In this context I think it’s impossible to say that number is the head of the Subject noun phrase a number of boys.

I don’t have CGEL, but in Huddleston’s precis (A Short Overview of English Syntax) he

  • distinguishes a determinative (a class of word or phrase) from a
    Determiner (a syntactic function) (3), and
  • defines the Head of a noun phrase as a noun (7.1.b)

It would be consistent with these to say that number is the Head of the noun phrase a number of which acts as the Determiner of the Subject noun phrase a number of boys, thus:

[SUBJECT NOUN PHRASE [DETERMINER NOUN PHRASE Determiner a Head number ?? of] HEAD boys]

REVISED September 2015:
But it may be just a slip, or an improper revision of a passage which was originally something beginning “The number of boys”, or any number of things.
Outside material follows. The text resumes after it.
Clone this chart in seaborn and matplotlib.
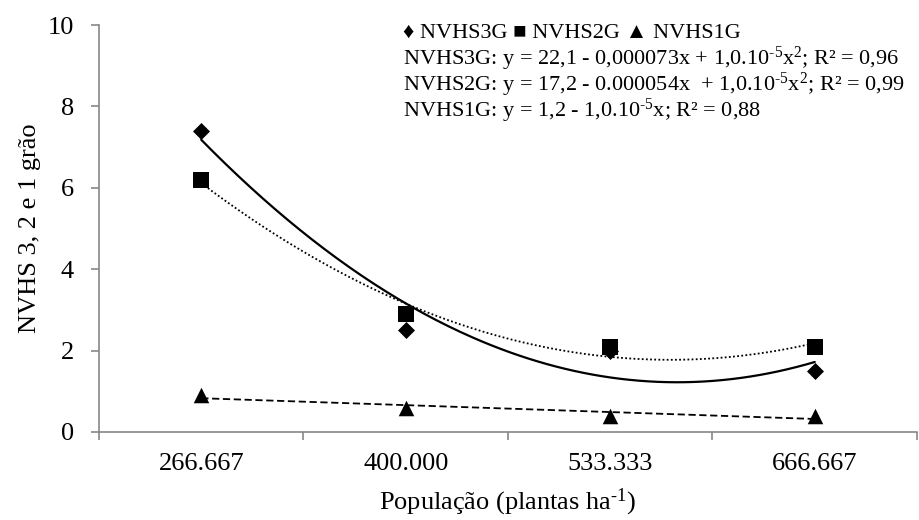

I now have CGEL and find that it treats constructions of this sort at section 3.3 (pp. 349-50) under the heading Non-count quantificational nouns. In these expressions, where the “quantificational noun” (number in your example) is complemented by a preposition phrase of + “what we shall call the oblique” (boys in your example)

… the number of the whole NP depends on the oblique; we will say that [number] is number-transparent in that it allows the number of the oblique to percolate up to determine the number of the whole NP. […] [I]t has been bleached of its original meaning and is a non-count noun […] The of complement can be omitted in ellipsis, but it remains understood and continues to determine the number of the NP […]

On pp. 351-2, under the heading “Syntactic structure of NPs like a number of protesters“, CGEL contrasts the analysis I have given above with one which understands the quantificational noun as head of the NP:

[NP [Det a] [Head:Nom [Head:N number] [Comp:PP [Head:Prep of] [Comp:NP boys]]]]

CGEL gives fairly compelling syntactic reasons for preferring this analysis to mine.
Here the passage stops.